::: Source excerpt :::

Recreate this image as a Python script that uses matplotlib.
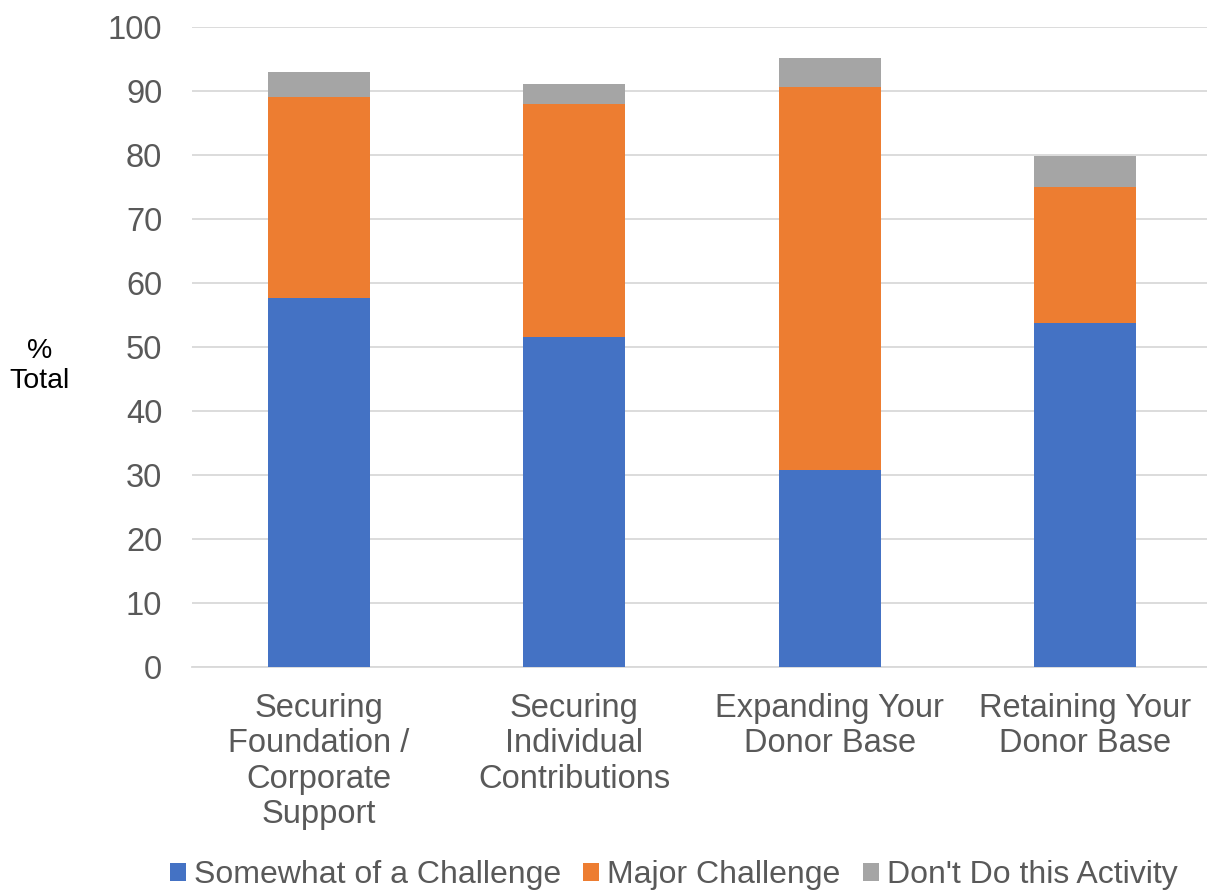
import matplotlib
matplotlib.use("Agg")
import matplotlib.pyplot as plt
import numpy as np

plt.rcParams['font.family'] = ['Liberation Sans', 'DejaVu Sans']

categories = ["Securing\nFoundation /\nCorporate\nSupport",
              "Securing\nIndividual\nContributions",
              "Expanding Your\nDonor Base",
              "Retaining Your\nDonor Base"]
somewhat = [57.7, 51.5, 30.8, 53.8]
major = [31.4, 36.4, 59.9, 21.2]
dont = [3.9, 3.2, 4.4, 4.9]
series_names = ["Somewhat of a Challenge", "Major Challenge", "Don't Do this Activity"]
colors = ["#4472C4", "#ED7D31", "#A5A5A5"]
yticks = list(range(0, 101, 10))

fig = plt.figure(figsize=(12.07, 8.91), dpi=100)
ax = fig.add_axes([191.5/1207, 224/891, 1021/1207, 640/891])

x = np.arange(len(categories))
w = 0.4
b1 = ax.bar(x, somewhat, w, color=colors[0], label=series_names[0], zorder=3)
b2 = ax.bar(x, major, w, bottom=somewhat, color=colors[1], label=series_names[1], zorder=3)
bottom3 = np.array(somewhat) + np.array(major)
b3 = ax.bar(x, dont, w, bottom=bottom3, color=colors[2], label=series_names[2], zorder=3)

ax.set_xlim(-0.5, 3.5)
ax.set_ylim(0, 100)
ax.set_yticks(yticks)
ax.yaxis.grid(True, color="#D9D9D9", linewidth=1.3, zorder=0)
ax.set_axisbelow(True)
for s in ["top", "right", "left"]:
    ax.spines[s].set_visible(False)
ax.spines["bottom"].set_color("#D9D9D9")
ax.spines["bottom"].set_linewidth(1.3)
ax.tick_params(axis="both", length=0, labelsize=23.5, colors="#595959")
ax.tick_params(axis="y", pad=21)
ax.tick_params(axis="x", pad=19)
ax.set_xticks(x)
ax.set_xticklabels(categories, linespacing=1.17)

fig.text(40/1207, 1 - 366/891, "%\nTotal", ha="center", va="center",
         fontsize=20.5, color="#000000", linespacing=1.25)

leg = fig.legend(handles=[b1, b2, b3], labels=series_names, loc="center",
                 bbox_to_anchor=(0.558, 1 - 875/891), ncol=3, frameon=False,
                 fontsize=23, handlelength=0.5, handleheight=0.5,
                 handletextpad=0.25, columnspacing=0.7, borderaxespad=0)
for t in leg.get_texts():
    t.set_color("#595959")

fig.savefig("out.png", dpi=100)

:::

## Goal of the exercise
Repeat the material above word for word and skip every image in it.

## Task answer
Recreate this image as a Python script that uses matplotlib.
import matplotlib
matplotlib.use("Agg")
import matplotlib.pyplot as plt
import numpy as np

plt.rcParams['font.family'] = ['Liberation Sans', 'DejaVu Sans']

categories = ["Securing\nFoundation /\nCorporate\nSupport",
              "Securing\nIndividual\nContributions",
              "Expanding Your\nDonor Base",
              "Retaining Your\nDonor Base"]
somewhat = [57.7, 51.5, 30.8, 53.8]
major = [31.4, 36.4, 59.9, 21.2]
dont = [3.9, 3.2, 4.4, 4.9]
series_names = ["Somewhat of a Challenge", "Major Challenge", "Don't Do this Activity"]
colors = ["#4472C4", "#ED7D31", "#A5A5A5"]
yticks = list(range(0, 101, 10))

fig = plt.figure(figsize=(12.07, 8.91), dpi=100)
ax = fig.add_axes([191.5/1207, 224/891, 1021/1207, 640/891])

x = np.arange(len(categories))
w = 0.4
b1 = ax.bar(x, somewhat, w, color=colors[0], label=series_names[0], zorder=3)
b2 = ax.bar(x, major, w, bottom=somewhat, color=colors[1], label=series_names[1], zorder=3)
bottom3 = np.array(somewhat) + np.array(major)
b3 = ax.bar(x, dont, w, bottom=bottom3, color=colors[2], label=series_names[2], zorder=3)

ax.set_xlim(-0.5, 3.5)
ax.set_ylim(0, 100)
ax.set_yticks(yticks)
ax.yaxis.grid(True, color="#D9D9D9", linewidth=1.3, zorder=0)
ax.set_axisbelow(True)
for s in ["top", "right", "left"]:
    ax.spines[s].set_visible(False)
ax.spines["bottom"].set_color("#D9D9D9")
ax.spines["bottom"].set_linewidth(1.3)
ax.tick_params(axis="both", length=0, labelsize=23.5, colors="#595959")
ax.tick_params(axis="y", pad=21)
ax.tick_params(axis="x", pad=19)
ax.set_xticks(x)
ax.set_xticklabels(categories, linespacing=1.17)

fig.text(40/1207, 1 - 366/891, "%\nTotal", ha="center", va="center",
         fontsize=20.5, color="#000000", linespacing=1.25)

leg = fig.legend(handles=[b1, b2, b3], labels=series_names, loc="center",
                 bbox_to_anchor=(0.558, 1 - 875/891), ncol=3, frameon=False,
                 fontsize=23, handlelength=0.5, handleheight=0.5,
                 handletextpad=0.25, columnspacing=0.7, borderaxespad=0)
for t in leg.get_texts():
    t.set_color("#595959")

fig.savefig("out.png", dpi=100)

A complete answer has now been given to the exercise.